>> Start

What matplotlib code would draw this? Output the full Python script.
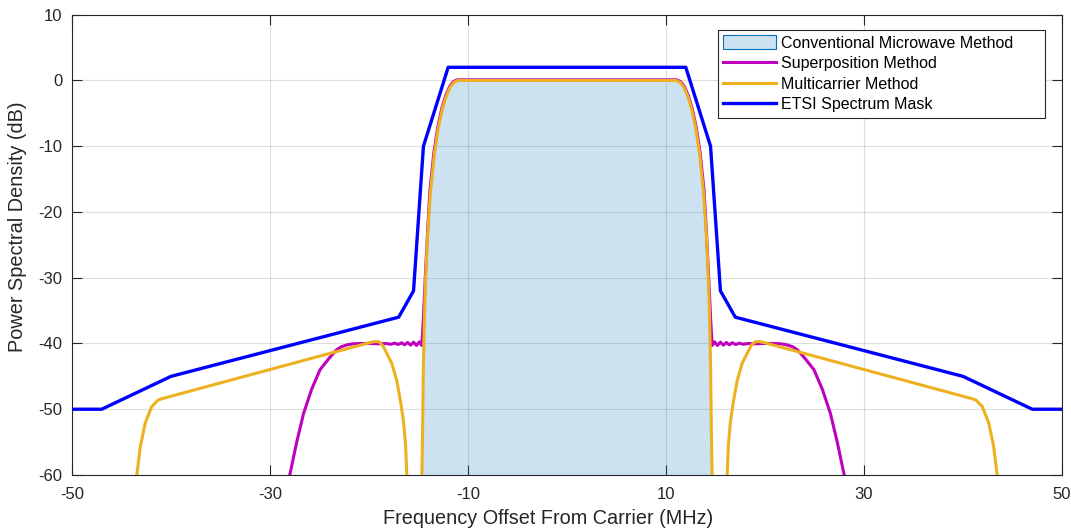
"""
PSD of the three transmit methods against the ETSI spectrum mask.
"""
import numpy as np
import matplotlib
matplotlib.use("Agg")
import matplotlib.pyplot as plt
from matplotlib.patches import Patch
from matplotlib.lines import Line2D

plt.rcParams["font.family"] = ["Liberation Sans", "DejaVu Sans"]
plt.rcParams["axes.unicode_minus"] = False

NAN = np.nan

# ETSI mask breakpoints (MHz, dB)
mask_freq = [-50, -47, -40, -17, -15.5, -14.5, -12, 12, 14.5, 15.5, 17, 40, 47, 50]
mask_db = [-50, -50, -45, -36, -32, -10, 2, 2, -10, -32, -36, -45, -50, -50]

# conventional microwave method (main lobe only)
conv_freq = [-14.68, -14.6, -14.5, -14.4, -14.3, -14.1, -13.8, -13.4, -13.0, -12.6,
             -12.2, -11.8, -11.4, -11.0, 11.0, 11.4, 11.8, 12.2, 12.6, 13.0, 13.4,
             13.8, 14.1, 14.3, 14.4, 14.5, 14.6, 14.68]
conv_db = [-62, -55, -43, -36, -31, -24, -17.1, -11.2, -7.2, -4.4,
           -2.4, -1.0, -0.25, 0, 0, -0.25, -1.0, -2.4, -4.4, -7.2, -11.2,
           -17.1, -24, -31, -36, -43, -55, -62]

# superposition method
sup_freq = [-28.15, -28.0, -27.3, -26.6, -25.8, -24.95, -24.0, -23.3, -22.8, -22.2,
            -21.6, -20.8, -19.8, -18.9, -18.3, -17.8, -17.4, -17.05, -16.7, -16.4,
            -16.1, -15.8, -15.5, -15.2, -14.9, -14.66,
            -14.5, -14.3, -14.1, -13.85, -13.45, -13.05, -12.65, -12.25, -11.85,
            -11.45, -11.05, 11.05, 11.45, 11.85, 12.25, 12.65, 13.05, 13.45, 13.85,
            14.1, 14.3, 14.5,
            14.66, 14.9, 15.2, 15.5, 15.8, 16.1, 16.4, 16.7, 17.05, 17.4, 17.8,
            18.3, 18.9, 19.8, 20.8, 21.6, 22.2, 22.8, 23.3, 24.0, 24.95, 25.8,
            26.6, 27.3, 28.0, 28.15]
sup_db = [-62, -60, -55, -50.6, -47.0, -44.0, -42.2, -41.0, -40.5, -40.2,
          -40.05, -40.0, -40.0, -40.05, -40.0, -40.12, -39.95, -40.15, -39.9, -40.2,
          -39.85, -40.25, -39.8, -40.3, -39.75, -40.3,
          -36.0, -29.5, -23.5, -16.8, -11.0, -7.1, -4.3, -2.3, -0.9,
          -0.15, 0.1, 0.1, -0.15, -0.9, -2.3, -4.3, -7.1, -11.0, -16.8,
          -23.5, -29.5, -36.0,
          -40.3, -39.75, -40.3, -39.8, -40.25, -39.85, -40.2, -39.9, -40.15, -39.95, -40.12,
          -40.0, -40.05, -40.0, -40.0, -40.05, -40.2, -40.5, -41.0, -42.2, -44.0, -47.0,
          -50.6, -55.0, -60, -62]

# multicarrier method: two side pieces, main lobe follows the conventional one
mc_left_freq = [-43.6, -43.45, -43.1, -42.6, -41.95, -41.3, -40.8, -20.0, -19.4, -19.0,
                -18.6, -18.2, -17.7, -17.2, -16.8, -16.5, -16.3, -16.18, -16.12]
mc_left_db = [-62, -60, -55.7, -52.1, -49.6, -48.6, -48.35, -39.9, -39.7, -39.75,
              -40.3, -41.5, -43.0, -45.6, -48.9, -52.0, -55.5, -60, -62]
mc_right_freq = [16.12, 16.18, 16.3, 16.5, 16.8, 17.2, 17.7, 18.2, 18.6, 19.0,
                 19.4, 20.0, 40.8, 41.3, 41.95, 42.6, 43.1, 43.45, 43.6]
mc_right_db = [-62, -60, -55.5, -52.0, -48.9, -45.6, -43.0, -41.5, -40.3, -39.75,
               -39.7, -39.9, -48.35, -48.6, -49.6, -52.1, -55.7, -60, -62]

mc_freq = mc_left_freq + [NAN] + conv_freq + [NAN] + mc_right_freq
mc_db = mc_left_db + [NAN] + conv_db + [NAN] + mc_right_db

# figure spaces after the longest entry widen the legend box on the right
LABELS = ["Conventional Microwave Method" + "\u2007" * 3, "Superposition Method",
          "Multicarrier Method", "ETSI Spectrum Mask"]

C_AREA = (0.0, 0.447, 0.741)
C_SUP = "#BF00BF"
C_MC = "#EDB120"
C_MASK = "#0000FF"
AX_COLOR = "#262626"

fig = plt.figure(figsize=(10.71, 5.29), dpi=100)
ax = fig.add_axes([0.0672, 0.1021, 0.9244, 0.8701])

ax.fill_between(conv_freq, conv_db, -100, facecolor=C_AREA + (0.2,),
                edgecolor=C_AREA + (1.0,), linewidth=0.6, zorder=1)
ax.plot(sup_freq, sup_db, color=C_SUP, lw=2.2, zorder=2)
ax.plot(mc_freq, mc_db, color=C_MC, lw=2.2, zorder=3)
ax.plot(mask_freq, mask_db, color=C_MASK, lw=2.4, zorder=4)

ax.set_xlim(-50, 50)
ax.set_ylim(-60, 10)
ax.set_xticks([-50, -30, -10, 10, 30, 50])
ax.set_yticks(np.arange(-60, 11, 10))

ax.set_axisbelow(True)
ax.grid(True, color=AX_COLOR, alpha=0.15, linewidth=0.8)
for sp in ax.spines.values():
    sp.set_color(AX_COLOR)
    sp.set_linewidth(0.8)
ax.tick_params(direction="in", length=7, width=0.8, colors=AX_COLOR,
               labelsize=12, top=True, right=True)
ax.tick_params(axis="x", pad=9)
ax.tick_params(axis="y", pad=7)

ax.set_xlabel("Frequency Offset From Carrier (MHz)", fontsize=14.3, color=AX_COLOR)
ax.set_ylabel("Power Spectral Density (dB)", fontsize=14.3, color=AX_COLOR)
ax.xaxis.set_label_coords(0.481, -0.074)
ax.yaxis.set_label_coords(-0.045, 0.539)

handles = [
    Patch(facecolor=C_AREA + (0.2,), edgecolor=C_AREA + (1.0,), linewidth=0.8),
    Line2D([], [], color=C_SUP, lw=2.2),
    Line2D([], [], color=C_MC, lw=2.2),
    Line2D([], [], color=C_MASK, lw=2.4),
]
leg = ax.legend(handles, LABELS, loc="upper right", bbox_to_anchor=(0.983, 0.967),
                borderaxespad=0, fontsize=11.5, handlelength=3.3, handleheight=0.9,
                handletextpad=0.3, labelspacing=0.34, borderpad=0.35,
                fancybox=False, framealpha=1)
leg.get_frame().set_edgecolor(AX_COLOR)
leg.get_frame().set_linewidth(0.8)

fig.savefig("out.png", dpi=100)
plt.close()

>> End

* [Work to be completed] All of the lines above should be retyped precisely, apart from the pictures.

* [Solved exercise]
What matplotlib code would draw this? Output the full Python script.
"""
PSD of the three transmit methods against the ETSI spectrum mask.
"""
import numpy as np
import matplotlib
matplotlib.use("Agg")
import matplotlib.pyplot as plt
from matplotlib.patches import Patch
from matplotlib.lines import Line2D

plt.rcParams["font.family"] = ["Liberation Sans", "DejaVu Sans"]
plt.rcParams["axes.unicode_minus"] = False

NAN = np.nan

# ETSI mask breakpoints (MHz, dB)
mask_freq = [-50, -47, -40, -17, -15.5, -14.5, -12, 12, 14.5, 15.5, 17, 40, 47, 50]
mask_db = [-50, -50, -45, -36, -32, -10, 2, 2, -10, -32, -36, -45, -50, -50]

# conventional microwave method (main lobe only)
conv_freq = [-14.68, -14.6, -14.5, -14.4, -14.3, -14.1, -13.8, -13.4, -13.0, -12.6,
             -12.2, -11.8, -11.4, -11.0, 11.0, 11.4, 11.8, 12.2, 12.6, 13.0, 13.4,
             13.8, 14.1, 14.3, 14.4, 14.5, 14.6, 14.68]
conv_db = [-62, -55, -43, -36, -31, -24, -17.1, -11.2, -7.2, -4.4,
           -2.4, -1.0, -0.25, 0, 0, -0.25, -1.0, -2.4, -4.4, -7.2, -11.2,
           -17.1, -24, -31, -36, -43, -55, -62]

# superposition method
sup_freq = [-28.15, -28.0, -27.3, -26.6, -25.8, -24.95, -24.0, -23.3, -22.8, -22.2,
            -21.6, -20.8, -19.8, -18.9, -18.3, -17.8, -17.4, -17.05, -16.7, -16.4,
            -16.1, -15.8, -15.5, -15.2, -14.9, -14.66,
            -14.5, -14.3, -14.1, -13.85, -13.45, -13.05, -12.65, -12.25, -11.85,
            -11.45, -11.05, 11.05, 11.45, 11.85, 12.25, 12.65, 13.05, 13.45, 13.85,
            14.1, 14.3, 14.5,
            14.66, 14.9, 15.2, 15.5, 15.8, 16.1, 16.4, 16.7, 17.05, 17.4, 17.8,
            18.3, 18.9, 19.8, 20.8, 21.6, 22.2, 22.8, 23.3, 24.0, 24.95, 25.8,
            26.6, 27.3, 28.0, 28.15]
sup_db = [-62, -60, -55, -50.6, -47.0, -44.0, -42.2, -41.0, -40.5, -40.2,
          -40.05, -40.0, -40.0, -40.05, -40.0, -40.12, -39.95, -40.15, -39.9, -40.2,
          -39.85, -40.25, -39.8, -40.3, -39.75, -40.3,
          -36.0, -29.5, -23.5, -16.8, -11.0, -7.1, -4.3, -2.3, -0.9,
          -0.15, 0.1, 0.1, -0.15, -0.9, -2.3, -4.3, -7.1, -11.0, -16.8,
          -23.5, -29.5, -36.0,
          -40.3, -39.75, -40.3, -39.8, -40.25, -39.85, -40.2, -39.9, -40.15, -39.95, -40.12,
          -40.0, -40.05, -40.0, -40.0, -40.05, -40.2, -40.5, -41.0, -42.2, -44.0, -47.0,
          -50.6, -55.0, -60, -62]

# multicarrier method: two side pieces, main lobe follows the conventional one
mc_left_freq = [-43.6, -43.45, -43.1, -42.6, -41.95, -41.3, -40.8, -20.0, -19.4, -19.0,
                -18.6, -18.2, -17.7, -17.2, -16.8, -16.5, -16.3, -16.18, -16.12]
mc_left_db = [-62, -60, -55.7, -52.1, -49.6, -48.6, -48.35, -39.9, -39.7, -39.75,
              -40.3, -41.5, -43.0, -45.6, -48.9, -52.0, -55.5, -60, -62]
mc_right_freq = [16.12, 16.18, 16.3, 16.5, 16.8, 17.2, 17.7, 18.2, 18.6, 19.0,
                 19.4, 20.0, 40.8, 41.3, 41.95, 42.6, 43.1, 43.45, 43.6]
mc_right_db = [-62, -60, -55.5, -52.0, -48.9, -45.6, -43.0, -41.5, -40.3, -39.75,
               -39.7, -39.9, -48.35, -48.6, -49.6, -52.1, -55.7, -60, -62]

mc_freq = mc_left_freq + [NAN] + conv_freq + [NAN] + mc_right_freq
mc_db = mc_left_db + [NAN] + conv_db + [NAN] + mc_right_db

# figure spaces after the longest entry widen the legend box on the right
LABELS = ["Conventional Microwave Method" + "\u2007" * 3, "Superposition Method",
          "Multicarrier Method", "ETSI Spectrum Mask"]

C_AREA = (0.0, 0.447, 0.741)
C_SUP = "#BF00BF"
C_MC = "#EDB120"
C_MASK = "#0000FF"
AX_COLOR = "#262626"

fig = plt.figure(figsize=(10.71, 5.29), dpi=100)
ax = fig.add_axes([0.0672, 0.1021, 0.9244, 0.8701])

ax.fill_between(conv_freq, conv_db, -100, facecolor=C_AREA + (0.2,),
                edgecolor=C_AREA + (1.0,), linewidth=0.6, zorder=1)
ax.plot(sup_freq, sup_db, color=C_SUP, lw=2.2, zorder=2)
ax.plot(mc_freq, mc_db, color=C_MC, lw=2.2, zorder=3)
ax.plot(mask_freq, mask_db, color=C_MASK, lw=2.4, zorder=4)

ax.set_xlim(-50, 50)
ax.set_ylim(-60, 10)
ax.set_xticks([-50, -30, -10, 10, 30, 50])
ax.set_yticks(np.arange(-60, 11, 10))

ax.set_axisbelow(True)
ax.grid(True, color=AX_COLOR, alpha=0.15, linewidth=0.8)
for sp in ax.spines.values():
    sp.set_color(AX_COLOR)
    sp.set_linewidth(0.8)
ax.tick_params(direction="in", length=7, width=0.8, colors=AX_COLOR,
               labelsize=12, top=True, right=True)
ax.tick_params(axis="x", pad=9)
ax.tick_params(axis="y", pad=7)

ax.set_xlabel("Frequency Offset From Carrier (MHz)", fontsize=14.3, color=AX_COLOR)
ax.set_ylabel("Power Spectral Density (dB)", fontsize=14.3, color=AX_COLOR)
ax.xaxis.set_label_coords(0.481, -0.074)
ax.yaxis.set_label_coords(-0.045, 0.539)

handles = [
    Patch(facecolor=C_AREA + (0.2,), edgecolor=C_AREA + (1.0,), linewidth=0.8),
    Line2D([], [], color=C_SUP, lw=2.2),
    Line2D([], [], color=C_MC, lw=2.2),
    Line2D([], [], color=C_MASK, lw=2.4),
]
leg = ax.legend(handles, LABELS, loc="upper right", bbox_to_anchor=(0.983, 0.967),
                borderaxespad=0, fontsize=11.5, handlelength=3.3, handleheight=0.9,
                handletextpad=0.3, labelspacing=0.34, borderpad=0.35,
                fancybox=False, framealpha=1)
leg.get_frame().set_edgecolor(AX_COLOR)
leg.get_frame().set_linewidth(0.8)

fig.savefig("out.png", dpi=100)
plt.close()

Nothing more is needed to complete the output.